Investors should be wary of metal-price forecasts as we enter the season for optimists

A worker melts down metal. Credit: Panksvatouny/iStock.

We celebrate the vernal equinox (Latin literally for “new equal night”) on Saturday, March 20, when days and nights are of equal length. From an astronomical perspective, the Northern Hemisphere celebrates the start of spring.

Actually, the start of spring is far from clear-cut. For a start, the equinox varies from a day earlier than this year’s date to a day later, and spring began at the start of March from a meteorological perspective.

Moreover, spring in the U.S. is often regarded as beginning on the day after Presidents’ Day (the third Monday in February) and ending on the Friday before Memorial Day (the last Monday in May). In China, the traditional lunar calendar divides the year into 24 solar terms. Spring starts with the Chinese New Year (celebrated on February 12 this year) and ends with the start of summer (the seventh solar term, beginning on May 5 this year).

For many countries, spring starts halfway between the winter solstice and the vernal equinox. In the Celtic nations (Scotland, the Isle of Man, Ireland, Wales, Cornwall, Brittany and Galicia in northwest Spain), spring generally extends from early February (around Candlemas — the Feast of the Presentation on February 2) until early May (around the Gaelic May Day festival of Belta).

In Ireland, spring traditionally starts on February 1 in celebration of St Brigid, who was born in 451 and died on that date in 525. She is revered for converting Irish tribes to Christianity, and establishing a monastery (Ireland’s oldest) at Kildare. This Irish celebration is also called Imbolc (literally “in the belly” in Irish Neolithic, and refers to pregnant ewes), and coincides with a celebration of the Celtic goddess of healing, Brid, that goes back some 6,000 years.

It is even more problematic in some countries. In Sweden, for example, meteorologists define the beginning of spring as the first occasion on which the average daytime temperature exceeds 0’C for seven consecutive days.

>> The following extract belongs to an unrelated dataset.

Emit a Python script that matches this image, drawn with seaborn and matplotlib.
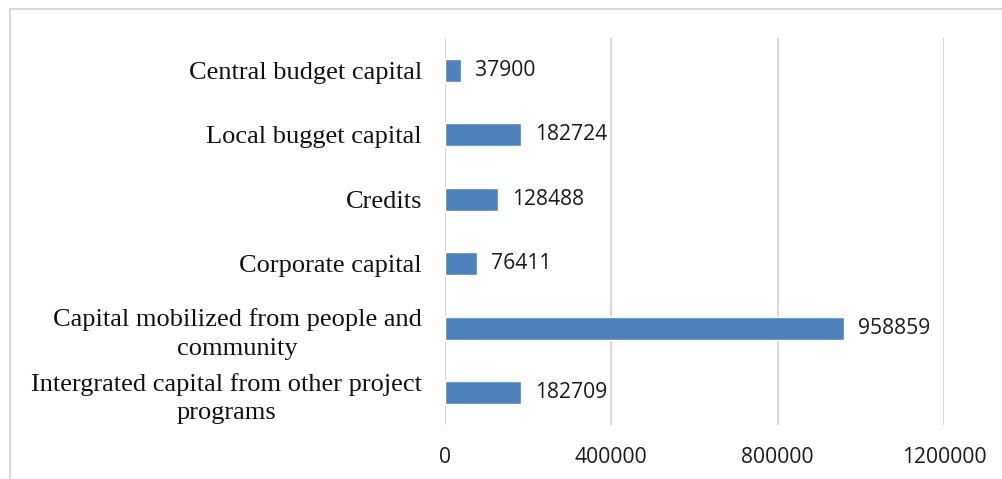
import matplotlib
matplotlib.use("Agg")
import matplotlib.pyplot as plt
import seaborn as sns
import pandas as pd
from matplotlib.patches import Rectangle

categories = [
    "Central budget capital",
    "Local bugget capital",
    "Credits",
    "Corporate capital",
    "Capital mobilized from people and\ncommunity",
    "Intergrated capital from other project\nprograms",
]
values = [37900, 182724, 128488, 76411, 958859, 182709]
xticks = [0, 400000, 800000, 1200000]

df = pd.DataFrame({"category": categories, "value": values})

sns.set_theme(style="white")
fig = plt.figure(figsize=(10.03, 4.79), dpi=100)
ax = fig.add_axes([445 / 1003, 1 - 425 / 479, (944 - 445) / 1003, (425 - 38) / 479])

sns.barplot(data=df, y="category", x="value", orient="h", color="#4F81BD",
            width=0.36, saturation=1, ax=ax, zorder=3)

ax.set_xlim(0, 1200000)
ax.set_ylim(5.5, -0.5)
ax.set_xticks(xticks)
ax.set_xticklabels([str(t) for t in xticks], family="Open Sans", fontsize=15.2, color="#1a1a1a")
ax.set_yticks(range(len(categories)))
ax.set_yticklabels(categories, family="Liberation Serif", fontsize=19, color="#111111",
                   multialignment="center", linespacing=1.38)
ax.tick_params(axis="y", length=0, pad=16.5)
ax.tick_params(axis="x", length=0, pad=15.5)
ax.set_xlabel("")
ax.set_ylabel("")
for s in ax.spines.values():
    s.set_visible(False)
ax.grid(axis="x", color="#D9D9D9", linewidth=1.5, zorder=0)
ax.set_axisbelow(True)

for i, v in enumerate(values):
    ax.annotate(str(v), xy=(v, i), xytext=(10, 0), textcoords="offset points",
                va="center", ha="left", family="Open Sans", fontsize=15.2, color="#1a1a1a")

fig.patches.append(Rectangle((10 / 1003, -0.05), 1.1, 1 - 9 / 479 + 0.05,
                             transform=fig.transFigure, fill=False,
                             edgecolor="#D9D9D9", linewidth=1.5))

fig.savefig("out.png", dpi=100)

The start date therefore varies every year, and with latitude and elevation, but typically takes place between late February and mid-April.

The precise start of spring might be difficult to forecast, but market conditions are even tougher to predict. This is well illustrated by economic-surprise indices, which look at macro-economic outcomes relative to expectations. They are important because it is often the delivery of facts relative to expectations, rather than the levels themselves, that matter for markets. (We seem to feel this phenomenon especially sharply in mining!)

One of the best known measures of uncertainty is Citigroup’s Economic Surprise Index. CESI incorporates various data points (including jobs numbers and industrial production), and movements in the index indicate whether economic forecasts have not been met (a negative change in the index) or have been surpassed (a positive movement). Over time the average ‘economic surprise’ should be zero (i.e., the index will revert to the mean), and a ‘decay’ factor built into CESI means that a big recent surprise will influence the index more than the same surprise in the past. These features mean that extreme levels in the CESI will inevitably be followed by a reversal.

CESI was at a record negative level a year ago (Covid-19 leaving markets extremely disappointed) before rebounding to levels that were astonishingly positive in July 2020. Despite falling sharply since the middle of last year, CESI remains near its highest level since 2003, meaning markets are still being pleasantly surprised by economic performance.

CESI is extremely well correlated with the yield on 10-year U.S. Treasury Bonds, so it is no surprise that bond yields have moved higher over the past 12 months. These better financial returns are perhaps the main factor behind gold’s disappointing performance since reaching an all-time high in August 2020.

Another way of looking at the index is that economists have never been so inaccurate in their predictions. Of course, Covid-19 has made all forecasting problematic, but surely no-one has been worse at it than gold analysts? Admittedly I’m a coward; when I (briefly) plied my trade in stockbroking, the advice I followed on forecasting was the traditional one; give a number, or give a date, but never both. For months, however, pundits had been falling over themselves to predict ever higher prices for the precious metal, and (admittedly in hindsight) the forecasts on LinkedIn, for example, are hilarious.

Agreed, the demand for many metals is currently strong, and the fundamentals are certainly very good. However, as the CEO of Anglo American, Mark Cutifani, warned at the end of February, investors should not be “seduced by high prices.” Cutifani added that he had “seen cycles and super cycles” during his 44 years in the industry, and counselled against losing sight of the basics.

As we enter the most optimistic season of the year, my advice to investors is to ignore the frequently over-enthusiastic metal-price analysts. Instead, they should select investments based purely upon the current feasibility of the project and the caliber of the company’s management.

To borrow from a poem by Dylan Thomas: “Here in this spring, stars float along the void.” At this aspirational time of the year, I suggest leaving the metals-market stars well alone. No-one knows where prices are going; company executives are biased, and if analysts knew the future, they wouldn’t tell you and me.